# find speed and angle of particle from position parametric equation

• Nov 22nd 2009, 03:57 PM
superdude
find speed and angle of particle from position parametric equation
The position at time t of a particle P is given by $r(t)=\sqrt{2}ti+\frac{1}{2}t^2j+\ln(t)k$ for t>0. Find the speed and the angle the particle came through the xy-plane.

when I thought about his question I took the derivative r'(t) but why do I need to take the distance |r'(t)| ? Does this have to do with the difference between speed and velocity?

For the second part the work is $\arccos \frac{r'(1) \cdot k}{|r'(1)|\dot |k|}$ I know that the particle crosses the xy plane at t=1 so I get that part, but I'm lost as to how there's a triangle happening.

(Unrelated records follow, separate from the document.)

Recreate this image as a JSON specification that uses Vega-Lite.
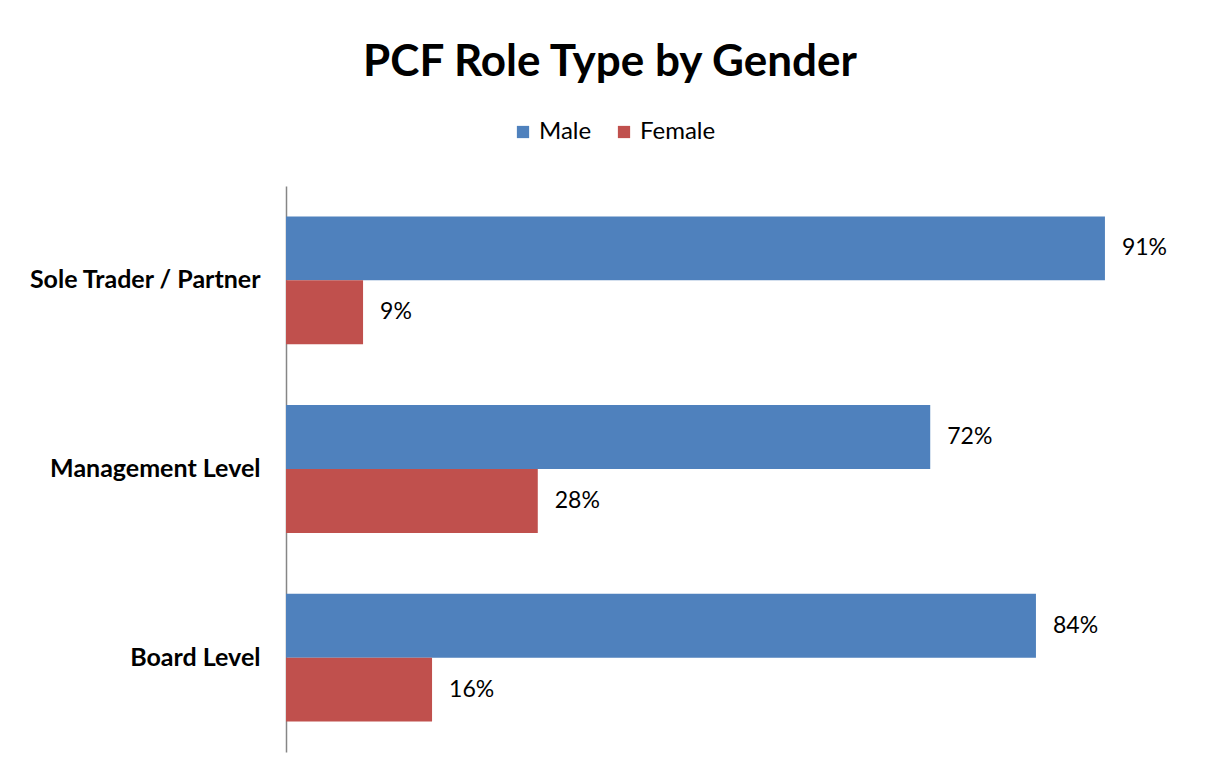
{
  "$schema": "https://vega.github.io/schema/vega-lite/v6.json",
  "autosize": {"type": "none"},
  "width": 896,
  "height": 566,
  "padding": {"left": 286, "top": 186, "right": 26, "bottom": 24},
  "background": "white",
  "title": {
    "text": "PCF Role Type by Gender",
    "anchor": "middle",
    "frame": "group",
    "dx": -124,
    "offset": 35,
    "font": "Lato",
    "fontSize": 44,
    "fontWeight": "bold",
    "color": "#000000"
  },
  "data": {
    "values": [
      {"role": "Sole Trader / Partner", "gender": "Male", "share": 0.914},
      {"role": "Sole Trader / Partner", "gender": "Female", "share": 0.086},
      {"role": "Management Level", "gender": "Male", "share": 0.719},
      {"role": "Management Level", "gender": "Female", "share": 0.281},
      {"role": "Board Level", "gender": "Male", "share": 0.837},
      {"role": "Board Level", "gender": "Female", "share": 0.163}
    ]
  },
  "encoding": {
    "y": {
      "field": "role",
      "type": "nominal",
      "sort": ["Sole Trader / Partner", "Management Level", "Board Level"],
      "scale": {"paddingInner": 0.323, "paddingOuter": 0.161},
      "axis": {
        "title": null,
        "ticks": false,
        "grid": false,
        "domainColor": "#868686",
        "domainWidth": 1.5,
        "labelPadding": 26,
        "labelLimit": 400,
        "labelFont": "Lato",
        "labelFontSize": 25,
        "labelFontWeight": "bold",
        "labelColor": "#000000"
      }
    },
    "yOffset": {
      "field": "gender",
      "type": "nominal",
      "sort": ["Male", "Female"],
      "scale": {"paddingInner": 0, "paddingOuter": 0}
    },
    "x": {
      "field": "share",
      "type": "quantitative",
      "scale": {"domain": [0, 1]},
      "axis": null
    }
  },
  "layer": [
    {
      "mark": {"type": "bar"},
      "encoding": {
        "color": {
          "field": "gender",
          "type": "nominal",
          "sort": ["Male", "Female"],
          "scale": {"domain": ["Male", "Female"], "range": ["#4F81BD", "#C0504D"]},
          "legend": {
            "title": null,
            "orient": "none",
            "direction": "horizontal",
            "legendX": 225,
            "legendY": -66,
            "symbolType": "square",
            "symbolSize": 150,
            "symbolStrokeWidth": 0,
            "symbolOpacity": 1,
            "labelFont": "Lato",
            "labelFontSize": 24,
            "labelColor": "#000000",
            "labelOffset": 4,
            "columnPadding": 20,
            "padding": 0
          }
        }
      }
    },
    {
      "mark": {"type": "text", "align": "left", "baseline": "middle", "dx": 17, "font": "Lato", "fontSize": 23, "color": "#000000"},
      "encoding": {
        "text": {"field": "share", "type": "quantitative", "format": ".0%"}
      }
    }
  ],
  "config": {
    "view": {"stroke": null}
  }
}
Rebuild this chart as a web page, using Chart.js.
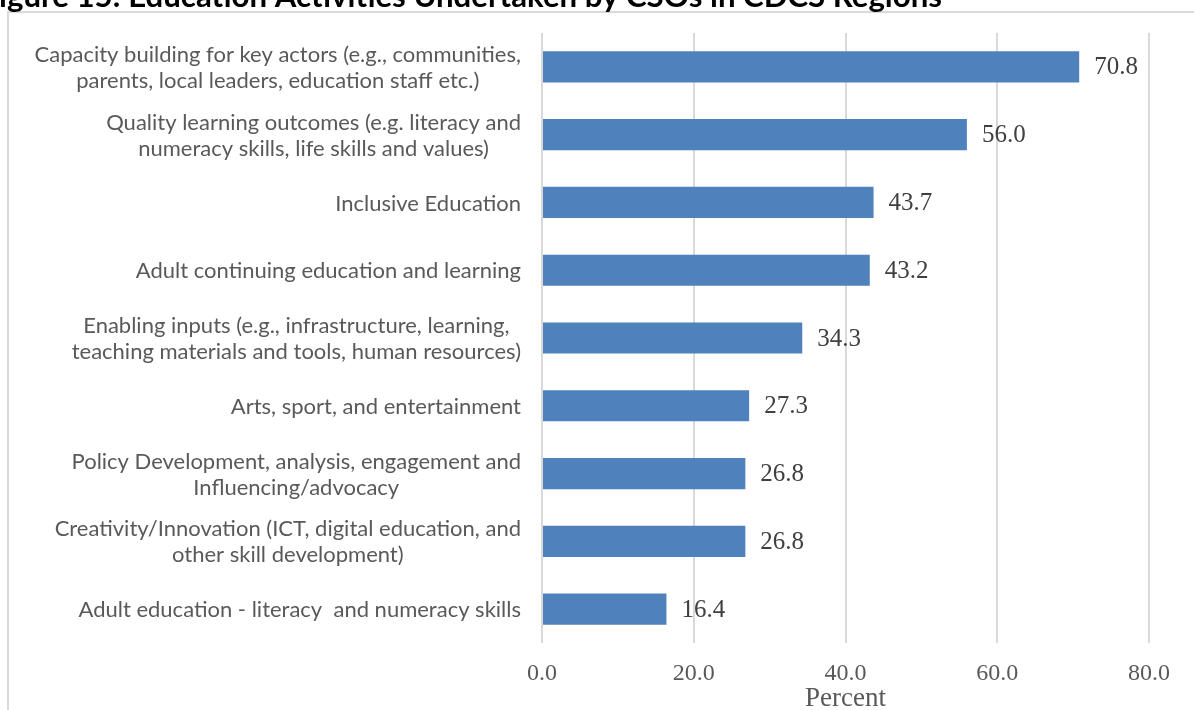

so the numerator has a dot product where the denominator has regular multiplication
• Nov 29th 2009, 11:07 AM
Media_Man
Speed and Velocity
Yes. You are correct. In fact, the precise definition of the velocity of a particle whose position is given by the vector equation r(t) is another vector r'(t). Speed is defined as the magnitude of velocity, |r'(t)|.

For the second part, the vector r'(1) represents the trajectory of the particle at the instant of its position r(1). Since k is the normal of the plane of interest, the "triangle" of which you speak is really just the shape formed by the two vectors r'(1) and k crossing at an angle.